Les différences sont en outre géographiques : le niveau moyen de revenus des AE est supérieur au niveau moyen national (6.254 €) en Île-de-France, Bretagne, Pays de la Loire, Nouvelle-Aquitaine, Rhône-Alpes et Provence-Alpes-Côte d'Azur. "En effet, dans ces régions, quelques secteurs à revenu plus élevé sont plus fortement représentés tels que le conseil pour les affaires ou le BTP en Île-de-France", explique l'Urssaf.

 

Le revenu moyen le plus important (7.595 €) est localisé à La Réunion. "Dans cette région, la quasi-totalité des secteurs ont un revenu moyen supérieur à la moyenne nationale. C'est le cas notamment du BTP et de l'enseignement, secteur davantage représenté (plus de 8% des AE économiquement actifs contre 5,5% dans la France entière)", complète le rapport.
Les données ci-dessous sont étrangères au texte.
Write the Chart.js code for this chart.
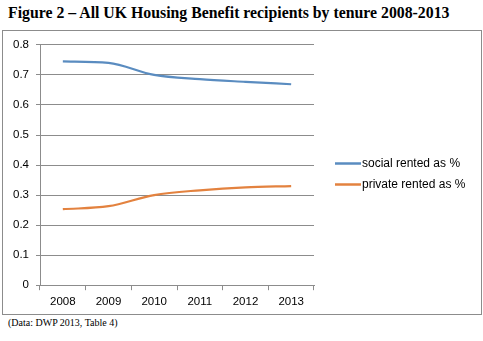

C'est en Auvergne et en Limousin que les montants moyens sont en revanche les plus faibles, sous les 5.700 €.

 

L'année dernière s'est néanmoins traduite par une hausse des revenus moyens des AE dans l'ensemble des régions, avec en moyenne +13,4% au niveau national. Les progressions les plus importantes se situent dans l'Ouest et surtout dans les collectivités ultramarines, où elles dépassent les 20%. Le nord de l'Hexagone est par contre moins dynamique : les augmentations de revenus y sont inférieures à la moyenne nationale, comme en Champagne-Ardenne (+9,9%).